As I said, my model 12 ejects anything - even Winchester Universals.
 
I had the same problem with a model 12 that I once owned. It wouldn't eject the cheap winchester shells. I switched to better shells (a few different kinds) and the problem went away.
 
Never had an extraction or ejection problem with the 3 model 12's I've owned ( a 12 Trap, 12 Skeet & a 20 Skeet ).
Obviously AA's worked perfectly, as did Remington RXP's ans STS. Federal Gold Medal, including Gold Medal "paper"
also worked like a charm. On the occasional duck hunt, back in the day, Super "X" was the cartridge of choice.

Really, any quality shotshell should be no problem. I've had good results with Remington Gun Clubs ( probably 15-20 flats) and
have been satisfied with Federal Top Guns as far as lower cost (they still ain't cheap) "promo" loads go. Refuse to use Winchester
Super Targets with some of the nonsense I've seen others go through at the Gun Club. Their steel bases are notorious for
causing extraction/ejection problems.
 
I restored a model 12 that was so ####ed up I thought it was a goner. Got it for $50.
1914 production serial number! All matching but as abused and neglected as you could imagine.
Not used hard, just neglected and left to rot after use for god knows how long. Rusted all over, bolt wouldn't cycle all the way from the crud in the action, rear stock split all the way down. Muzzle dented in from being dropped lol

Took me 2 months and a complete tear down, wire wheel, CLP soaking, blow torch heating, stock reinforcement/strip and finish and finally complete steel bluing and rust strip and refinish using Brake Caliper paint baked on.

It's now slinging lead like the day it was made. I had to get about $60 of parts from Numrich and a bit of hand file fitting. The rest was all elbow grease and patience.

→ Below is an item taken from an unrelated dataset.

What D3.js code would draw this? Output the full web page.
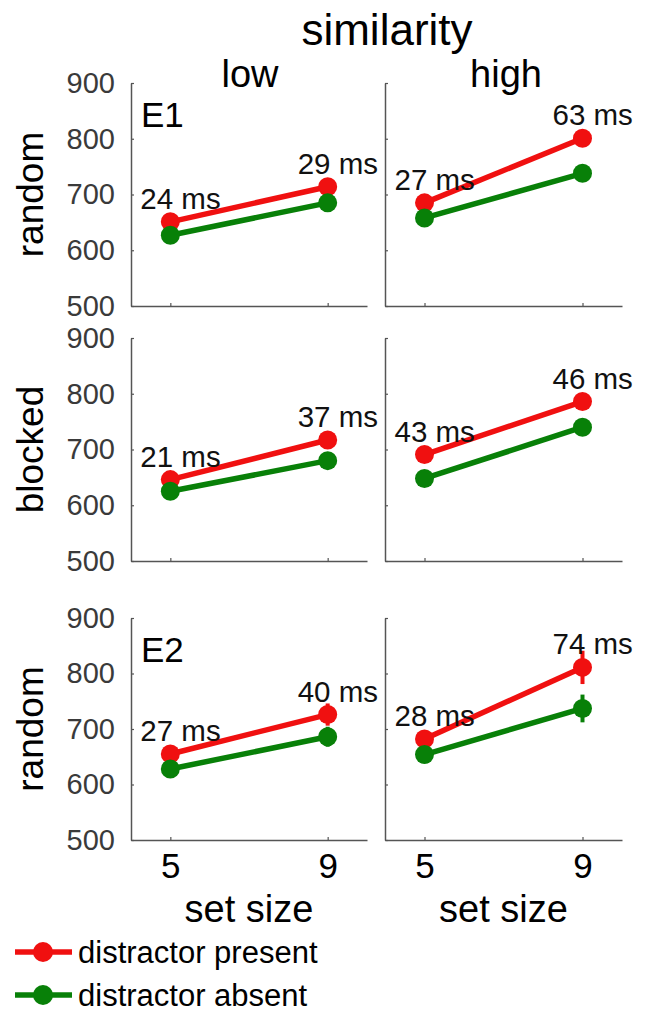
<!DOCTYPE html>
<html>
<head>
<meta charset="utf-8">
<script src="https://cdn.jsdelivr.net/npm/d3@7"></script>
<style>
  html, body { margin: 0; padding: 0; background: #fff; }
  svg { display: block; font-family: "Liberation Sans", Arial, sans-serif; }
</style>
</head>
<body>
<svg id="chart" width="651" height="1013"></svg>
<script>
// ---- data ----
const setSizes = [5, 9];
const similarityLevels = ["low", "high"];
const rowLabels = ["random", "blocked", "random"];
const rowTags = ["E1", "", "E2"];
const yTicks = [500, 600, 700, 800, 900];
const xTicks = [5, 9];
// panels in order: row1-low, row1-high, row2-low, row2-high, row3-low, row3-high
const presentRT = [[651, 714], [685, 801], [646, 717], [691, 786], [655, 726], [682, 811]];
const absentRT  = [[627, 685], [658, 738], [625, 680], [648, 740], [628, 686], [654, 737]];
const presentErr = [[5, 6], [5, 6], [5, 6], [5, 6], [8, 20], [8, 30]];
const absentErr  = [[5, 6], [5, 6], [5, 6], [5, 6], [8, 18], [8, 25]];
const effects = [[24, 29], [27, 63], [21, 37], [43, 46], [27, 40], [28, 74]];
const legendLabels = ["distractor present", "distractor absent"];

// ---- layout ----
const RED = "#f01010", GREEN = "#088008", AXIS = "#555";
const colX = [[131, 367], [385, 622]];
const rowY = [[83, 306], [338, 561], [618, 840]];

const svg = d3.select("#chart");

// titles
svg.append("text").attr("x", 387).attr("y", 45).attr("text-anchor", "middle")
  .attr("font-size", 44).attr("fill", "#000").text("similarity");
similarityLevels.forEach((s, c) => {
  svg.append("text").attr("x", [250, 506][c]).attr("y", 87).attr("text-anchor", "middle")
    .attr("font-size", 38).attr("fill", "#000").text(s);
});

rowLabels.forEach((lab, r) => {
  const cy = (rowY[r][0] + rowY[r][1]) / 2;
  svg.append("text").attr("transform", `translate(43,${cy}) rotate(-90)`)
    .attr("text-anchor", "middle").attr("font-size", 37).attr("fill", "#000").text(lab);
});

for (let r = 0; r < 3; r++) {
  for (let c = 0; c < 2; c++) {
    const p = r * 2 + c;
    const x = d3.scaleLinear().domain([4, 10]).range(colX[c]);
    const y = d3.scaleLinear().domain([500, 900]).range([rowY[r][1], rowY[r][0]]);
    const g = svg.append("g");

    // y axis
    const ya = g.append("g").attr("transform", `translate(${colX[c][0]},0)`)
      .call(d3.axisLeft(y).tickValues(yTicks).tickSizeInner(-3).tickSizeOuter(0)
        .tickFormat(c === 0 ? d3.format("d") : ""));
    ya.select(".domain").attr("stroke", AXIS).attr("stroke-width", 1.5);
    ya.selectAll(".tick line").attr("stroke", AXIS).attr("stroke-width", 1.2);
    ya.selectAll(".tick text").attr("x", -16).attr("font-size", 29).attr("fill", "#3a3a3a")
      .attr("font-family", "Liberation Sans, Arial, sans-serif");

    // x axis
    const xa = g.append("g").attr("transform", `translate(0,${rowY[r][1]})`)
      .call(d3.axisBottom(x).tickValues(xTicks).tickSizeInner(-3).tickSizeOuter(0)
        .tickFormat(r === 2 ? d3.format("d") : ""));
    xa.select(".domain").attr("stroke", AXIS).attr("stroke-width", 1.5);
    xa.selectAll(".tick line").attr("stroke", AXIS).attr("stroke-width", 1.2);
    xa.selectAll(".tick text").attr("y", 13).attr("dy", "0.71em").attr("font-size", 35).attr("fill", "#000")
      .attr("font-family", "Liberation Sans, Arial, sans-serif");

    const line = d3.line().x((d, i) => x(setSizes[i])).y(d => y(d));
    const series = [
      { vals: presentRT[p], err: presentErr[p], color: RED },
      { vals: absentRT[p], err: absentErr[p], color: GREEN }
    ];
    series.forEach(s => {
      g.append("path").attr("d", line(s.vals)).attr("fill", "none")
        .attr("stroke", s.color).attr("stroke-width", 5.5);
      s.vals.forEach((v, i) => {
        g.append("line").attr("x1", x(setSizes[i])).attr("x2", x(setSizes[i]))
          .attr("y1", y(v - s.err[i])).attr("y2", y(v + s.err[i]))
          .attr("stroke", s.color).attr("stroke-width", 4);
        g.append("circle").attr("cx", x(setSizes[i])).attr("cy", y(v)).attr("r", 9.5)
          .attr("fill", s.color);
      });
    });

    // effect labels
    effects[p].forEach((e, i) => {
      g.append("text").attr("x", x(setSizes[i]) - 30).attr("y", y(presentRT[p][i]) - 13)
        .attr("font-size", 29.5).attr("fill", "#111").text(e + " ms");
    });

    if (c === 0 && rowTags[r]) {
      g.append("text").attr("x", 141).attr("y", rowY[r][0] + 44)
        .attr("font-size", 35).attr("fill", "#000").text(rowTags[r]);
    }
    if (r === 2) {
      g.append("text").attr("x", x(7)).attr("y", 922).attr("text-anchor", "middle")
        .attr("font-size", 38).attr("fill", "#000").text("set size");
    }
  }
}

// legend
const legColors = [RED, GREEN];
legendLabels.forEach((lab, i) => {
  const ly = 952 + i * 43;
  svg.append("line").attr("x1", 15).attr("x2", 72).attr("y1", ly).attr("y2", ly)
    .attr("stroke", legColors[i]).attr("stroke-width", 5.5);
  svg.append("circle").attr("cx", 43).attr("cy", ly).attr("r", 10).attr("fill", legColors[i]);
  svg.append("text").attr("x", 78).attr("y", ly + 11).attr("font-size", 31).attr("fill", "#000").text(lab);
});
</script>
</body>
</html>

I can say one thing about the Model 12. If a shotgun was merited solely on reliability, there isn't another pump that can even touch it. When it came in the mail I didn't think it was ever going to be functional again.

I've put hundreds of rounds of 00 buck, #6 steel, #7 Bird and slugs etc through it. It eats anything and everything.
It's likely not the ammo brother. You may just need to strip that thing down complete and clean it real good depending on how bad it has been neglected.